Lorsque j'ai proposé à mon rédac en chef d'interviewer la jeune créatrice russe Vika Gazinskaya, il a plissé le front : « Qui est-ce ? Est-elle connue ?
— En Russie, un peu. En France, non. Mais...
Il a fallu que je trouve de sacrés bons arguments pour que mon rédac en chef accepte de publier une interview de quelqu'un qui n'a pas encore fait ses preuves pour acquérir une notoriété suffisante. Connaissant l'implication de notre magazine dans la défense des animaux, j'ai enchaîné avec enthousiasme : « Elle... n'utilise jamais de véritable fourrure, elle utilise du synthétique ! » C'était déjà un bon point pour commencer.

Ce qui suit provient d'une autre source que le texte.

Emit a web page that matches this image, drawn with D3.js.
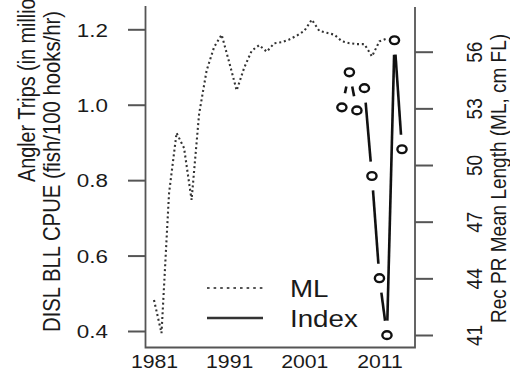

Il faut noter, que les magazines, quels qu'ils soient, vous demandent toujours la lune. Ils veulent tous des interviews de Karl Lagerfeld, Stella McCartney, Jean-Paul Gaultier... Imposer une interview de quelqu'un qui n'est pas connu pour une rubrique qui peut aller d'une double page à cinq, s'avère une vraie bataille. Il faut convaincre et trouver de forts arguments, car en tant que rédactrice mode c'est un pari et un sacré risque à prendre. À votre avis, pourquoi parle-t-on toujours des mêmes dans la plupart des magazines mode, même dans ceux qui se disent pointus et découvreurs de talents ? Imposer nos coups de coeurs, notre envie de découverte et de partage avec nos lecteurs sont souvent des combats durant lesquelles il est excessivement difficile de traverser la tranchée et les barbelés mis en place par la rédaction… Pour ma part, je me suis toujours débrouillée pour convaincre. Avec Vika Gazinskaya on m'a donné perdante d'avance, mais contre toute attente, j'ai réussi !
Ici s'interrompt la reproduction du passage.